Ci sono, invece, studiosi che hanno interpretato in modo mirato il contesto di questo mancato golpe come Raphael Machado, esperto brasiliano di questioni geopolitiche che ha dichiarato: “Il tentativo di colpo di Stato in Bolivia, pochi giorni dopo che il presidente boliviano Luis Arce ha dichiarato ufficialmente di voler far parte dei Paesi dei Brics, non è casuale. È chiaramente un attacco preventivo contro i tentativi di includere il Sud America nel progetto di costruzione di un mondo multipolare. Questo è particolarmente importante ora che la Russia sta iniziando a militarizzare le sue partnership, a partire dalla Bielorussia, dall’Iran e dalla Corea del Nord, con le indicazioni che la Russia potrebbe armare anche il Venezuela”.
Il presidente boliviano Luis Arce, il 7 giugno di quest’anno, ha partecipato alla sessione plenaria del Forum Economico Internazionale di San Pietroburgo (SPIEF-2024) ed ha manifestato ufficialmente di voler integrare la Bolivia nel gruppo dei paesi dei Brics dichiarando: “Le economie riunite in questo riuscito blocco hanno distrutto l’egemonia degli Stati Uniti e si alzano come una speranza per lo sviluppo, la cooperazione e la complementarità tra i paesi”.
È stata una dichiarazione importante che non è passata inosservata. Si consideri che aveva già dichiarato alla stampa, in un incontro a La Plaz (31 agosto 2023), che nei paesi del gruppo dei Brics (Brasile, Russia, India, Cina e Sud Africa) vedeva un partner strategico per orientare lo sviluppo, la crescita economica e integrazione commerciale della Bolivia. In quell’occasione aveva anche dichiarato: “La Bolivia ha molto da offrire ai paesi Brics, siamo la prima riserva di litio al mondo, una risorsa molto richiesta per cambiare la matrice energetica”. Si ricorda che Il litio è il metallo più leggero che c’è sulla Terra e viene usato nelle batterie ricaricabili per accumulare l'energia per il funzionamento dei dispositivi elettrici ed elettronici senza fili come smartphone e auto elettriche.

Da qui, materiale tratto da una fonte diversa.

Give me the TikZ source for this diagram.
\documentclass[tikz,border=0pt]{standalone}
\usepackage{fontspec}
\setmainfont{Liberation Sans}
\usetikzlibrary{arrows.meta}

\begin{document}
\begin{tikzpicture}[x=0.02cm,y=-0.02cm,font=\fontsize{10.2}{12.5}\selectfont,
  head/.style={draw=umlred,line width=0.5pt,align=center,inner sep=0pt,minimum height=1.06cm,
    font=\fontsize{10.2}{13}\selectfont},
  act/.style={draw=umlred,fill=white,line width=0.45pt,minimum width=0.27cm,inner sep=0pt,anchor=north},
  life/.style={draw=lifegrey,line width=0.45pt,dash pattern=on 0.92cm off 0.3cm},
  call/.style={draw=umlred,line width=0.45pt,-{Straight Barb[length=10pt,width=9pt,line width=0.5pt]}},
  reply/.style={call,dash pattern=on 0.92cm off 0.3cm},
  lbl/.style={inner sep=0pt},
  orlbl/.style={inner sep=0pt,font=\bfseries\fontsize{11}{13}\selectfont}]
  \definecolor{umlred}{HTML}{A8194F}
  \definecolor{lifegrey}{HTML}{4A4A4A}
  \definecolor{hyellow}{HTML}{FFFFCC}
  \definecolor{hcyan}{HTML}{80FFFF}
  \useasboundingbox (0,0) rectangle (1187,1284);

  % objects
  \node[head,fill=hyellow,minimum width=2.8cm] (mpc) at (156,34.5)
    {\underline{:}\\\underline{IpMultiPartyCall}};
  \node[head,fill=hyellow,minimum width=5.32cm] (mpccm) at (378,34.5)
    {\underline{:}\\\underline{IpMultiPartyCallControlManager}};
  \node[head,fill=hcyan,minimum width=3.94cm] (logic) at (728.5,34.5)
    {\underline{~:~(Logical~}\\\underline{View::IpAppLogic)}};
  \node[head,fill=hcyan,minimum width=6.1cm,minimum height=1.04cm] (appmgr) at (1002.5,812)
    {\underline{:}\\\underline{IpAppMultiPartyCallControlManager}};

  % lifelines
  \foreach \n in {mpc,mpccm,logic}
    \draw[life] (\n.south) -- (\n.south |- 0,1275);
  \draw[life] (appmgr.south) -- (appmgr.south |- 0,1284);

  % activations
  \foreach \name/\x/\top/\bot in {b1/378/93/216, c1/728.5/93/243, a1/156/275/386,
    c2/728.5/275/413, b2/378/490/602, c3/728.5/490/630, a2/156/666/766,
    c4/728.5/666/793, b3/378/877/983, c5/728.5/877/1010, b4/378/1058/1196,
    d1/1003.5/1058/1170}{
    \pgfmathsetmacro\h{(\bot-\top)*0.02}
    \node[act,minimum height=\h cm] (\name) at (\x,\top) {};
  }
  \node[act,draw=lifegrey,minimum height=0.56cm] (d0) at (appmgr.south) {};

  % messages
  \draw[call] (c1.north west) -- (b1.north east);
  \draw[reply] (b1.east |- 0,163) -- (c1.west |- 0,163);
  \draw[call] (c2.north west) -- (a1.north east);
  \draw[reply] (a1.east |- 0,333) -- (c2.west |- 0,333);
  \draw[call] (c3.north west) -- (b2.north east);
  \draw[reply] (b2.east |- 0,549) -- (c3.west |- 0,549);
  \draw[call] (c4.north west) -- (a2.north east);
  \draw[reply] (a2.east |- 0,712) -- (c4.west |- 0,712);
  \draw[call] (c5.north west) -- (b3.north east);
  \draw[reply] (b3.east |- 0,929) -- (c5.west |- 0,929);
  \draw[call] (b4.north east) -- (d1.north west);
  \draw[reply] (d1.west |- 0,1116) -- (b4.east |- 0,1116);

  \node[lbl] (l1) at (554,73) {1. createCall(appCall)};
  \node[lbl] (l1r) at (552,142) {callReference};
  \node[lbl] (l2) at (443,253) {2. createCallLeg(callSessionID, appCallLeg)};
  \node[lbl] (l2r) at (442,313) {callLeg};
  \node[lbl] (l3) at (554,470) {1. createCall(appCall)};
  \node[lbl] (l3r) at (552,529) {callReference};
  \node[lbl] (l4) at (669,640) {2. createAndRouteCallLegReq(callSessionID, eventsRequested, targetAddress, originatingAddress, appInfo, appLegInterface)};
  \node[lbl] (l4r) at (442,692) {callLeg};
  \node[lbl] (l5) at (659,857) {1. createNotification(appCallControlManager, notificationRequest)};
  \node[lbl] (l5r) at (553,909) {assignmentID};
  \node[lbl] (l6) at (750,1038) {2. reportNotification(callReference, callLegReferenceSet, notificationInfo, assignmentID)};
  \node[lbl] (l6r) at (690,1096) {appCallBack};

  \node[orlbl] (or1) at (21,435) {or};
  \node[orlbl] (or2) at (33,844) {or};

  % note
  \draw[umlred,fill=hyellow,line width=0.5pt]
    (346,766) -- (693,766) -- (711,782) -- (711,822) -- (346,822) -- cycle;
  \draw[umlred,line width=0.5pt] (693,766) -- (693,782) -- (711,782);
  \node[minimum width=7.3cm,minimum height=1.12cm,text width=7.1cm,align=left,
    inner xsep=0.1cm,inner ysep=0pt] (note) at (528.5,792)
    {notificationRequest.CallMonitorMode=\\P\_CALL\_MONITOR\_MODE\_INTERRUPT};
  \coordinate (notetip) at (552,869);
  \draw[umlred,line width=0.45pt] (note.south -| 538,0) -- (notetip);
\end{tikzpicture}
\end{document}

La Bolivia è una Repubblica Presidenziale ma democratica in cui il presidente è anche il Capo di Stato e capo del governo. Il potere esecutivo è esercitato dal governo mentre il potere legislativo è esercitato sia dal governo e sia dalle due camere del parlamento. La magistratura e il ramo elettorale sono indipendenti dal potere esecutivo e legislativo. la Costituzione è stata approvata nel 1967 ed è stata emendata due volte, nel 1994 e nel febbraio 2004. La Bolivia è uno Stato Plurinazionale dell'America meridionale ed è situato nel centro del subcontinente con una sua superficie di 1 098 581 km², per il secondo censimento del 2012 ha 10 027 254 abitanti. Negli ultimi dieci anni ha registrato una crescita dell'economia e del reddito grazie alle esportazioni di gas naturale, petrolio e altri prodotti minerari, ma nella fase in corso sta attraversando una crisi economica e questo spiega in parte la scelta di avvicinarsi al gruppo dei paesi del Brics, le cui procedure di ingresso pare siano iniziate. Il suo territorio è senza sbocco a mare e questo è un grosso limite, nel 2010 però è stato fatto un accordo con il vicino Perù, grazie al quale ha ottenuto per 99 anni l'uso del porto di Ilo. Si tenga conto che la Bolivia è un grande esportatore di metalli, tra cui argento, stagno e zinco, e attualmente esporta la maggior parte dei minerali attraverso il Cile, al quale ha chiesto di darle un corridoio verso il Pacifico.
La Bolivia, anche se ha problemi economici, possiede risorse di materie prime; quindi se entrasse nel sistema dei Brics le sue condizioni economiche potrebbero cambiare, ed è forse questa scelta che ha ispirato questo golpe, durato tre ore, ma che ha avuto un ruolo da non ignorare.